Structure Mad

Having worked for the NHS for quite a few years now the word structure is something that seems to be an ingrown part of my daily vocabulary. It is annoyingly on the tip of the tongue of every brown-nosing manager worming their way to the top and stepping on their juniors as they go. After I qualified I thought things would be just a little different from the way they were before and with a new hospital and fresh start I had great ideals.

Due to structural stability things seems to remain the same and progression is futile. When put in the position where you can go to your manager and suggest and request however be ignored there comes a point where you start to show exactly the same lack of respect back when asked to complete something that is ‘oh so easy’ and within your spectrum of knowledge but you just do not wish to do so.

The point has now come for me to stop, take a couple more minutes and contemplate ‘ What have you done for me lately?’

Now I am more on the side of Murphy on this particular video even though he is a bit of a scoundrel!

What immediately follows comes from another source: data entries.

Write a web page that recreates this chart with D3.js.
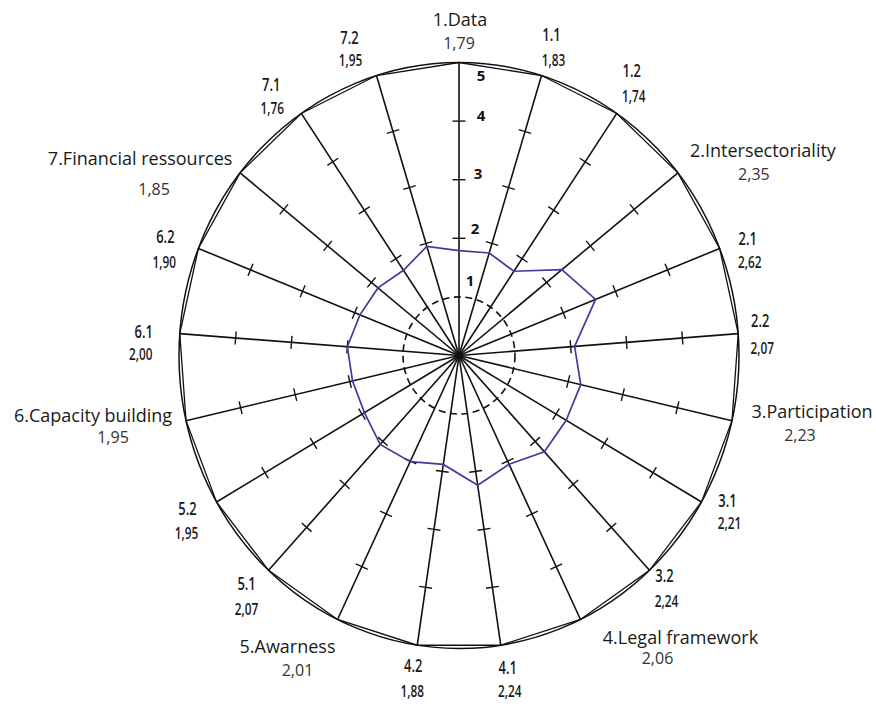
<!DOCTYPE html>
<html>
<head>
<meta charset="utf-8">
<script src="https://cdn.jsdelivr.net/npm/d3@7"></script>
<style>
  html, body { margin: 0; padding: 0; background: #fff; }
  svg { display: block; }
</style>
</head>
<body>
<svg id="chart" width="876" height="706"></svg>
<script>
// ---------------- DATA ----------------
const axisNames = ["1.Data", "1.1", "1.2", "2.Intersectoriality", "2.1", "2.2",
  "3.Participation", "3.1", "3.2", "4.Legal framework", "4.1", "4.2",
  "5.Awarness", "5.1", "5.2", "6.Capacity building", "6.1", "6.2",
  "7.Financial ressources", "7.1", "7.2"];
const axisValues = [1.79, 1.83, 1.74, 2.35, 2.62, 2.07,
  2.23, 2.21, 2.24, 2.06, 2.24, 1.88,
  2.01, 2.07, 1.95, 1.95, 2.00, 1.90,
  1.85, 1.76, 1.95];
const axisLevel = ["main", "sub", "sub", "main", "sub", "sub",
  "main", "sub", "sub", "main", "sub", "sub",
  "main", "sub", "sub", "main", "sub", "sub",
  "main", "sub", "sub"];
const scaleLabels = [1, 2, 3, 4, 5];
const tickValues = [2, 3, 4];
const maxValue = 5;

// ---------------- LAYOUT ----------------
const W = 876, H = 706;
const cx = 459, cy = 355.5, RX = 280, RY = 293;
// label offsets relative to each axis end point [dx, dy] (name, value)
const nameOffsets = [[1,-37],[10,-35],[15,-36],[85,-16],[28,-3],[22,-7],
  [80,-3],[26,5],[15,12],[100,25],[7,29],[-4,27],
  [-50,34],[-22,20],[-29,13],[-93,1],[-36,4],[-33,-5],
  [-100,-8],[-30,-22],[-27,-32]];
const valueOffsets = [[0,-14],[12,-10],[17,-11],[76,7],[30,20],[24,20],
  [68,20],[28,27],[17,37],[77,45],[9,52],[-5,52],
  [-40,57],[-22,45],[-30,37],[-73,22],[-39,26],[-34,20],
  [-86,22],[-29,1],[-26,-10]];
const scaleLabelOffsets = [[11,-11],[16,-4],[19,-1],[22,0],[22,18]];

const svg = d3.select("#chart");
svg.append("rect").attr("width", W).attr("height", H).attr("fill", "#fff");

const n = axisNames.length;
const rX = d3.scaleLinear().domain([0, maxValue]).range([0, RX]);
const rY = d3.scaleLinear().domain([0, maxValue]).range([0, RY]);
const angle = d3.scaleLinear().domain([0, n]).range([0, 2 * Math.PI]);
const pt = (i, v) => {
  const a = angle(i);
  return [cx + rX(v) * Math.sin(a), cy - rY(v) * Math.cos(a)];
};
const fmt = v => d3.format(".2f")(v).replace(".", ",");

const g = svg.append("g");

// outer ellipse
g.append("ellipse").attr("cx", cx).attr("cy", cy)
  .attr("rx", rX(maxValue)).attr("ry", rY(maxValue))
  .attr("fill", "none").attr("stroke", "#111").attr("stroke-width", 1.5);

// level-5 polygon
const closed = d3.line().curve(d3.curveLinearClosed);
g.append("path")
  .attr("d", closed(d3.range(n).map(i => pt(i, maxValue))))
  .attr("fill", "none").attr("stroke", "#111").attr("stroke-width", 1.3);

// dashed level-1 ellipse
g.append("ellipse").attr("cx", cx).attr("cy", cy)
  .attr("rx", rX(1)).attr("ry", rY(1))
  .attr("fill", "none").attr("stroke", "#111").attr("stroke-width", 1.6)
  .attr("stroke-dasharray", "7,4.5");

// spokes
g.selectAll("line.spoke").data(d3.range(n)).join("line")
  .attr("class", "spoke")
  .attr("x1", cx).attr("y1", cy)
  .attr("x2", i => pt(i, maxValue)[0]).attr("y2", i => pt(i, maxValue)[1])
  .attr("stroke", "#111").attr("stroke-width", 1.6);

// tick marks on each spoke
const tickData = [];
d3.range(n).forEach(i => tickValues.forEach(v => tickData.push({i, v})));
const half = 6.5;
g.selectAll("line.tick").data(tickData).join("line")
  .attr("class", "tick")
  .each(function(d) {
    const a = angle(d.i);
    let dx = rX(1) * Math.sin(a), dy = -rY(1) * Math.cos(a);
    const L = Math.hypot(dx, dy); dx /= L; dy /= L;
    const p = pt(d.i, d.v);
    d3.select(this)
      .attr("x1", p[0] - dy * half).attr("y1", p[1] + dx * half)
      .attr("x2", p[0] + dy * half).attr("y2", p[1] - dx * half);
  })
  .attr("stroke", "#111").attr("stroke-width", 1.4);

// data polygon
g.append("path")
  .attr("d", closed(axisValues.map((v, i) => pt(i, v))))
  .attr("fill", "none").attr("stroke", "#3f3c9c").attr("stroke-width", 1.7)
  .attr("stroke-linejoin", "miter");

// scale labels on the top axis
g.selectAll("text.scale").data(scaleLabels).join("text")
  .attr("class", "scale")
  .attr("x", (v, k) => pt(0, v)[0] + scaleLabelOffsets[k][0])
  .attr("y", (v, k) => pt(0, v)[1] + scaleLabelOffsets[k][1])
  .attr("text-anchor", "middle")
  .attr("font-family", "'Open Sans', 'DejaVu Sans', sans-serif")
  .attr("font-weight", "bold").attr("font-size", 15).attr("fill", "#111")
  .text(v => v);

// axis labels
const mainFont = "'Open Sans', 'Noto Sans', sans-serif";
const condense = 0.74;
d3.range(n).forEach(i => {
  const e = pt(i, maxValue);
  const main = axisLevel[i] === "main";
  const nx = e[0] + nameOffsets[i][0], ny = e[1] + nameOffsets[i][1];
  const vx = e[0] + valueOffsets[i][0], vy = e[1] + valueOffsets[i][1];
  const t1 = g.append("text")
    .attr("text-anchor", "middle")
    .attr("font-family", mainFont)
    .attr("fill", "#1a1a1a")
    .text(axisNames[i]);
  const t2 = g.append("text")
    .attr("text-anchor", "middle")
    .attr("font-family", mainFont)
    .text(fmt(axisValues[i]));
  if (main) {
    t1.attr("x", nx).attr("y", ny).attr("font-size", 18);
    t2.attr("x", vx).attr("y", vy).attr("font-size", 16).attr("fill", "#333");
  } else {
    t1.attr("transform", `translate(${nx},${ny}) scale(${condense},1)`)
      .attr("font-size", 17.5).attr("font-weight", 600);
    t2.attr("transform", `translate(${vx},${vy}) scale(${condense},1)`)
      .attr("font-size", 16).attr("font-weight", 600).attr("fill", "#1a1a1a");
  }
});
</script>
</body>
</html>
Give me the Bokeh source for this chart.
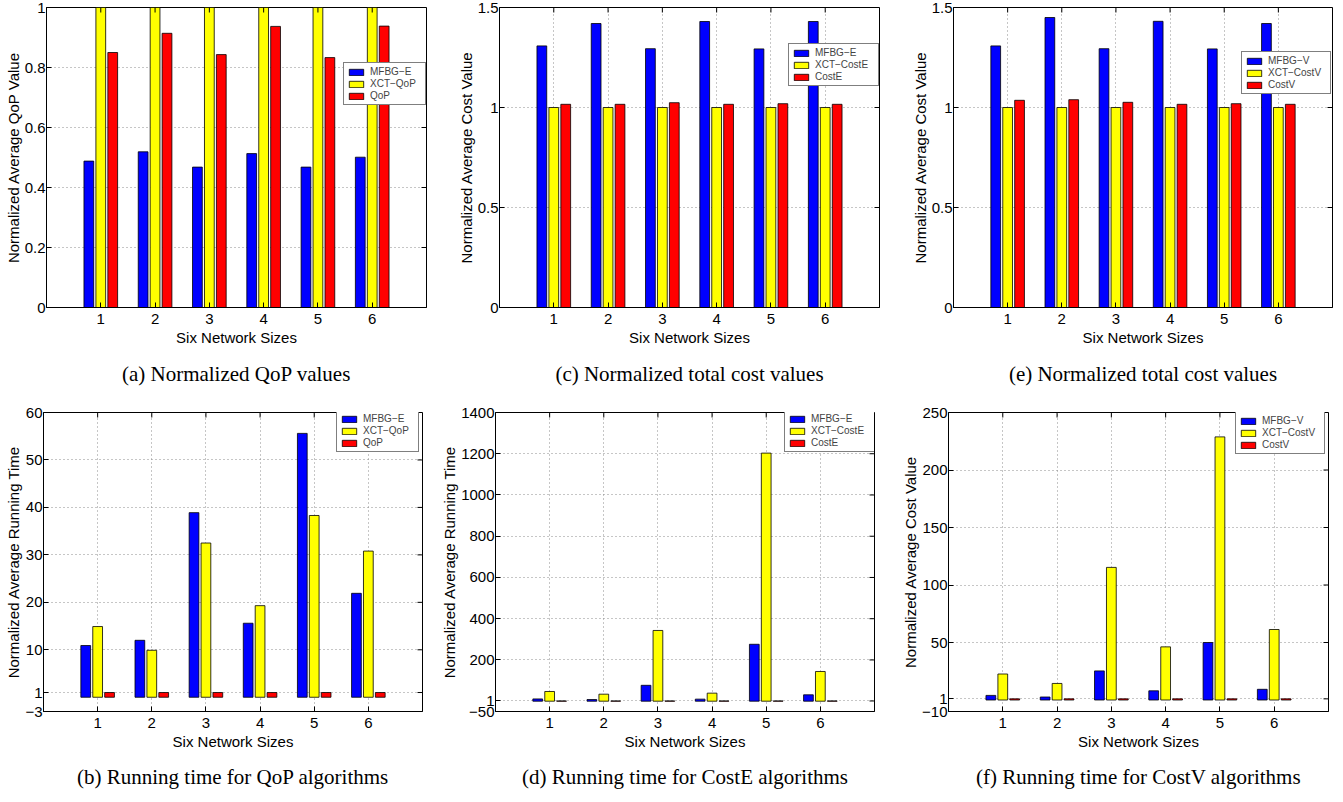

So. . . ‘What have you done for me lately trusty NHS?’

NOT MUCH!

That answer is the most honest one I can give at the moment as I have been waiting for over a year now to progress professionally with the promise of such events in the pipeline. The pipeline I am talking about is something of a pipe dream illusion created by the management and their bidders. One example that I can give is that it would take me at least five years to complete my degree top up in nursing so when completing individual modules I should not register them until I have reached the third or penultimate unit as by the time I finish if registered at the start most will be invalid. Now at first this didn’t bother me however when I sat down and thought about it that is a ridiculous concept and one that was cleverly thought up by the person that stated such codswallop to me in the first place. Many would think and be correct in thinking that it was a trap to retain staff under fall pretenses. Welcome to the NHS. However saying welcome to the NHS would be a bit of slate on the great organisation as I know for a fact it is not all the same. Welcome to my ward!

– Stunted professional development

– Favoritism

– Unprofessional behaviour

I have been told to whistle blow before however it really isn’t my thing as I only believe that should be used when patients are in danger. So what do I do now?